Karnal Chief Medical Officer (CMO) Dr Yogesh Sharma said seven farmers were brought to the Civil Hospital after the lathicharge and discharged the same day.

Written by Sukhbir Siwach | Chandigarh |
September 1, 2021 8:37:12 am
Ravinder Saroha with two other injured farmers went to the farmers panchayat at Gharaunda of Karnal, Monday. (Express Photo)

WHILE the Haryana Police claimed to have used only “mild force” to break up a farmers’ protest in Karnal on August 28, which has led to a controversy, the nature of the injuries sustained by the protesters suggests different.

Karnal Chief Medical Officer (CMO) Dr Yogesh Sharma said seven farmers were brought to the Civil Hospital after the lathicharge and discharged the same day. Farmer leaders, however, say that the injuries were serious enough for many of them to require multiple stitches, including for head wounds, and that one of the farmers continues to be hospitalised claiming loss of vision. Haryana BKU leader Gurnam Singh Chaduni said 51 farmers had received injuries, with 11 sustaining “serious injuries”. The farmers also claimed that some of them were turned away by the Civil Hospital.

Karnal SP Ganga Ram Punia said 24 medico-legal reports (MLRs) had been issued by the Civil Hospital for injured policemen while 28 MLRs had been issued to farmers, with the doctors terming the injuries “simple”.

Ravinder Saroha, a Dalit farmer who has been part of the protests since the beginning, said he required stitches in his head, apart from treatment for injuries on legs, shoulder, stomach and back. “I feel pain and dizziness whenever I try to get up from the bed.” A doctor confirmed he had received 15 stitches.

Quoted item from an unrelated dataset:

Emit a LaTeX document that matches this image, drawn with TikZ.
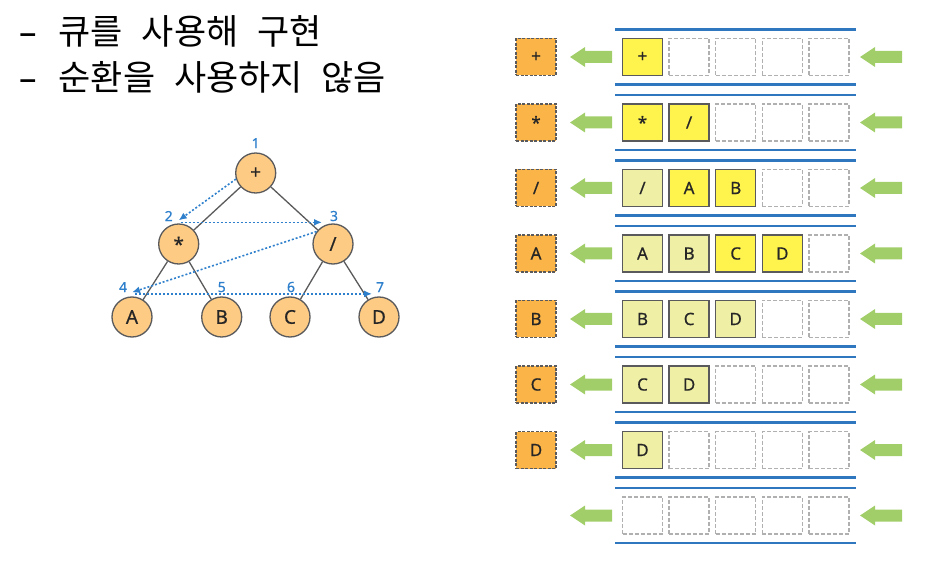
\documentclass[tikz,border=0pt]{standalone}
\usepackage{fontspec}
\setmainfont{Noto Sans}
\newfontfamily\kr[WordSpace=2.4]{Noto Sans CJK KR}
\newfontfamily\lettre[FakeBold=0.6]{Noto Sans}
\definecolor{BleuLigne}{HTML}{2F78C0}
\definecolor{BleuNum}{HTML}{2F80CC}
\definecolor{OrangeSortie}{HTML}{FBB448}
\definecolor{OrangeNoeud}{HTML}{FDCB84}
\definecolor{JauneNouveau}{HTML}{FFF34D}
\definecolor{JauneAncien}{HTML}{EFF0A6}
\definecolor{VertFleche}{HTML}{A2CE6A}
\definecolor{GrisVide}{HTML}{B0B0B0}
\definecolor{GrisBord}{HTML}{5A5A5C}
\definecolor{TexteFonce}{HTML}{262626}
\usetikzlibrary{arrows.meta}
\usetikzlibrary{positioning}
\tikzset{
	treeNode/.style={circle, draw=GrisBord, fill=OrangeNoeud, line width=1.3pt, minimum size=40pt, inner sep=0pt, text=TexteFonce, font=\lettre\fontsize{19}{19}\selectfont},
	numLbl/.style={text=BleuNum, inner sep=1pt, font=\lettre\fontsize{14}{14}\selectfont},
	treeEdge/.style={GrisBord, line width=1.3pt},
	visit/.style={BleuNum, dash pattern=on 2pt off 2pt, line width=1.6pt, -{Latex[length=8pt,width=7pt]}},
	cellBase/.style={rectangle, minimum width=40pt, minimum height=37pt, inner sep=0pt, text=TexteFonce, font=\lettre\fontsize{17}{17}\selectfont},
	emptyCell/.style={cellBase, draw=GrisVide, dash pattern=on 4pt off 2pt, line width=1.4pt},
	newCell/.style={cellBase, draw=GrisBord, fill=JauneNouveau, line width=1.5pt},
	oldCell/.style={cellBase, draw=GrisBord, fill=JauneAncien, line width=1.5pt},
	outBox/.style={cellBase, draw=GrisBord, fill=OrangeSortie, dash pattern=on 3pt off 1.5pt, line width=1.5pt},
	queueLine/.style={BleuLigne, line width=2.8pt}
}
\begin{document}
\begin{tikzpicture}[x=1pt, y=-1pt]
	\useasboundingbox (0,0) rectangle (940,569);
	%
	%Titre
	\node[anchor=west, inner sep=0pt, font=\fontsize{35}{35}\selectfont] (L1) at (19,31) {–\hspace{22pt}\kr 큐를 사용해 구현};
	\node[anchor=west, inner sep=0pt, font=\fontsize{35}{35}\selectfont] (L2) at (19,77.5) {–\hspace{22pt}\kr 순환을 사용하지 않음};
	%
	%Arbre
	\node[treeNode, label={[numLbl, label distance=3pt]above:1}] at (255.7,173) (T1) {+};
	\node[treeNode, label={[numLbl, label distance=1pt, xshift=-10pt]above:2}] at (178.7,244) (T2) {*};
	\node[treeNode, label={[numLbl, label distance=1pt, xshift=1pt]above:3}] at (333,244) (T3) {/};
	\node[treeNode, label={[numLbl, label distance=3pt, xshift=-9pt]above:4}] at (132,317) (T4) {A};
	\node[treeNode, label={[numLbl, label distance=3pt]above:5}] at (221.7,317) (T5) {B};
	\node[treeNode, label={[numLbl, label distance=3pt, xshift=1pt]above:6}] at (290,317) (T6) {C};
	\node[treeNode, label={[numLbl, label distance=3pt, xshift=1pt]above:7}] at (379,317) (T7) {D};
	%
	\draw[treeEdge] (T1) -- (T2);
	\draw[treeEdge] (T1) -- (T3);
	\draw[treeEdge] (T2) -- (T4);
	\draw[treeEdge] (T2) -- (T5);
	\draw[treeEdge] (T3) -- (T6);
	\draw[treeEdge] (T3) -- (T7);
	%
	%Parcours en largeur
	\draw[visit] (T1.197) -- ([yshift=3pt]T2.north);
	\draw[visit] ([xshift=2pt, yshift=1pt]T2.north) -- ([xshift=-11pt, yshift=1pt]T3.north);
	\draw[visit] (T3.143) -- ([yshift=4pt]T4.north);
	\draw[visit] ([xshift=3pt, yshift=2.5pt]T4.north) -- ([xshift=-7pt, yshift=2.5pt]T7.north);
	%
	%Files
	\foreach \r [evaluate=\r as \y using 57+65.5*(\r-1)] in {1,...,8} {
		\draw[queueLine] (615,\y-27.5) -- (856,\y-27.5);
		\draw[queueLine] (615,\y+27.5) -- (856,\y+27.5);
		\foreach \c in {1,...,5}
			\node[emptyCell] (c\r\c) at ({642.5+46.6*(\c-1)},\y) {};
		\foreach \dx in {0,290}
			\fill[VertFleche] (612+\dx,\y-6) -- ++(-27,0) -- ++(0,-4) -- ++(-15,10) -- ++(15,10) -- ++(0,-4) -- ++(27,0) -- cycle;
	}
	%
	\node[newCell] (n11) at (c11) {+};
	%
	\node[newCell] (n21) at (c21) {*};
	\node[newCell] (n22) at (c22) {/};
	%
	\node[oldCell] (n31) at (c31) {/};
	\node[newCell] (n32) at (c32) {A};
	\node[newCell] (n33) at (c33) {B};
	%
	\node[oldCell] (n41) at (c41) {A};
	\node[oldCell] (n42) at (c42) {B};
	\node[newCell] (n43) at (c43) {C};
	\node[newCell] (n44) at (c44) {D};
	%
	\node[oldCell] (n51) at (c51) {B};
	\node[oldCell] (n52) at (c52) {C};
	\node[oldCell] (n53) at (c53) {D};
	%
	\node[oldCell] (n61) at (c61) {C};
	\node[oldCell] (n62) at (c62) {D};
	%
	\node[oldCell] (n71) at (c71) {D};
	%
	%Sorties
	\node[outBox, left=65pt of c11] (out1) {+};
	\node[outBox, left=65pt of c21] (out2) {*};
	\node[outBox, left=65pt of c31] (out3) {/};
	\node[outBox, left=65pt of c41] (out4) {A};
	\node[outBox, left=65pt of c51] (out5) {B};
	\node[outBox, left=65pt of c61] (out6) {C};
	\node[outBox, left=65pt of c71] (out7) {D};
	%
\end{tikzpicture}
\end{document}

Saroha claimed the policemen kept hitting them even when they had fled the spot of the protest. “They chased us into the fields. I fell and police kept beating me, even when I started bleeding from the head and passed out. A sardarji gave me a piece of cloth for the head wound. Then the policemen came and beat me again.”

He said a friend took him to the Civil Hospital on his motorcycle. “But the officials there said persons related to the farmer agitation would not be admitted. Then, I went to a private hospital, and after receiving the stitches, went back to the agitating farmers. Later in the evening, we went to the Civil Hospital again when farmer leaders asked us to do so. Only when farmer leader Rakesh Tikait came to the hospital Sunday, my X-ray was done,” Siroha said, adding that several tests recommended for him were yet to be performed.

Gurjant Singh, 23, admitted at Kalpana Chawla Government Medical College in Karnal, claimed he was unable to see from his right eye, while brothers Ranbir Punia and Mahender Punia, from village Barota, said they had bruises on their hands, legs, stomach and back.

The Director of the Medical College, Dr Jagdish Dureja, said Gurjant had received “a minor injury on his nose”, and they had asked him to stay in the hospital for a couple of days. “The patient said there was redness in an eye and the visibility from it low. He was examined.

The doctors said the redness will fade away gradually. If the patient wishes, he can go home,” Dr Dureja said, criticising claims on social media that a person had lost his eyesight on account of injuries.

Karnal DC Nishant Kumar Yadav said “the use of force was minimum”, and not meant to harm anybody but to get the highway opened.

Karnal Civil Hospital’s Principal Medical Officer Dr Piyush Sharma said, “None of the injuries was serious.” He also denied that anyone was turned away, adding that the farmers were brought in on government ambulances and proper treatment was given.